Here is one approach (another being this).

Let $ (x_n) $ be a sequence from $ [a,b] $. Then it has an accumulation point $ c \in [a,b] $ :

Let’s call an interval $ [p,q] $ “good” if $ x_n \in [p,q] $ for infinitely many $ n $.

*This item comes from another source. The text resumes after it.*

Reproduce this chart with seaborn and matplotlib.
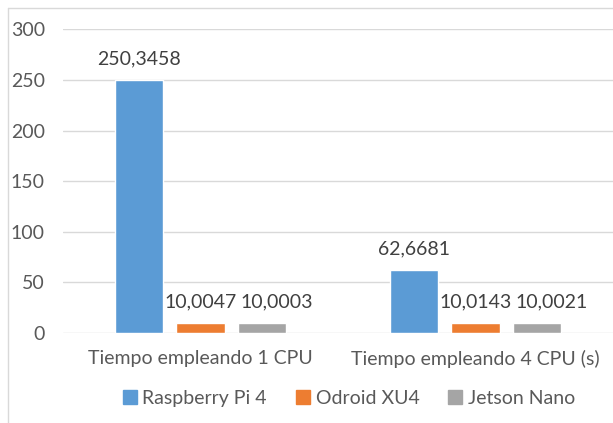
import pandas as pd
import seaborn as sns
import matplotlib.pyplot as plt
from matplotlib.lines import Line2D

# data
categories = ["Tiempo empleando 1 CPU", "Tiempo empleando 4 CPU (s)"]
devices = ["Raspberry Pi 4", "Odroid XU4", "Jetson Nano"]
raspberry = [250.3458, 62.6681]
odroid = [10.0047, 10.0143]
jetson = [10.0003, 10.0021]
colors = ["#5B9BD5", "#ED7D31", "#A5A5A5"]
yticks = [0, 50, 100, 150, 200, 250, 300]

rows = []
for dev, vals in zip(devices, [raspberry, odroid, jetson]):
    for cat, v in zip(categories, vals):
        rows.append({"categoria": cat, "dispositivo": dev, "tiempo": v})
df = pd.DataFrame(rows)

sns.set_style("white")
plt.rcParams['font.family'] = ['Lato', 'DejaVu Sans']
text_color = "#595959"
fs = 14

fig = plt.figure(figsize=(6.13, 4.23), dpi=100)
ax = fig.add_axes([0.1028, 0.2128, 0.8972, 0.7175])

sns.barplot(data=df, x="categoria", y="tiempo", hue="dispositivo",
            hue_order=devices, palette=colors, width=0.668, gap=0.215,
            saturation=1, errorbar=None, legend=False, ax=ax, zorder=3)

# labels of the grey bars were nudged right in the original
label_shift = [0, 0, 11]
for cont, dx in zip(ax.containers, label_shift):
    for b in cont:
        txt = f"{b.get_height():.4f}".replace(".", ",")
        ax.annotate(txt, (b.get_x() + b.get_width() / 2, b.get_height()),
                    xytext=(dx, 9), textcoords="offset points",
                    ha="center", va="bottom", fontsize=fs, color="#404040")

ax.set_xlim(-0.5, 1.5)
ax.set_ylim(0, 300)
ax.set_yticks(yticks)
ax.grid(axis="y", color="#D9D9D9", linewidth=1, zorder=0)
for s in ax.spines.values():
    s.set_visible(False)
ax.tick_params(axis="both", length=0, labelsize=fs, colors=text_color)
ax.tick_params(axis="y", pad=13)
ax.tick_params(axis="x", pad=12)
ax.set_xlabel("")
ax.set_ylabel("")

handles = [Line2D([0], [0], marker="s", linestyle="none", markersize=10,
                  markerfacecolor=c, markeredgecolor=c) for c in colors]
fig.legend(handles, devices, loc="center", bbox_to_anchor=(0.5686, 0.059),
           ncol=3, frameon=False, fontsize=fs, labelcolor=text_color,
           handletextpad=0.25, columnspacing=1.45, handlelength=0.8)

# light frame of the chart area (top and left edges visible)
fig.add_artist(Line2D([8 / 613, 1], [1 - 8.5 / 423, 1 - 8.5 / 423],
                      color="#D9D9D9", linewidth=1))
fig.add_artist(Line2D([8 / 613, 8 / 613], [0, 1 - 8.5 / 423],
                      color="#D9D9D9", linewidth=1))

plt.savefig("out.png", dpi=100)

Break $ I_0 := [a,b] $ into two equal parts $ [a, \frac{a+b}{2}] $ and $[\frac{a+b}{2}, b] $. Atleast one of these must be good, call it $ I_1 $.
Break $ I_1 $ into two equal parts. Atleast one of the resulting parts must be good, call it $ I_2 $. And so on. This gives a sequence of good intervals $ I_0 = [a,b] \supseteq I_1 \supseteq I_2 \supseteq \ldots .$

Pick $ x_{n_0} \in I_0 $. Now we can pick $ n_1 > n_0 $ with $ x_{n_1} \in I_1 $. Now we can pick $ n_2 > n_1 $ with $ x_{n_2} \in I_2 $, and so on.

This gives a subsequence $ (x_{n_k}) $ where $ x_{n_j}, x_{n_{j+1}}, \ldots $ lie in interval $ I_j $ (having length $ \frac{b-a}{2^j} $).
The subsequence is Cauchy.

For any $ j, k \geq M $, both $ x_{n_j}, x_{n_k} $ lie in $ I_M $ so $ | x_{n_j} - x_{n_k} | \leq \frac{b-a}{2^M}. $
Now given any $ \epsilon > 0 $, picking $ M $ such that $ \frac{b-a}{2^M} $ is $ < \epsilon $ to begin with, would do.

So subsequence converges, to a limit $ c \in \mathbb{R} $. Also $ a \leq x_{n_k} \leq b $ ensures $ a \leq c \leq b $.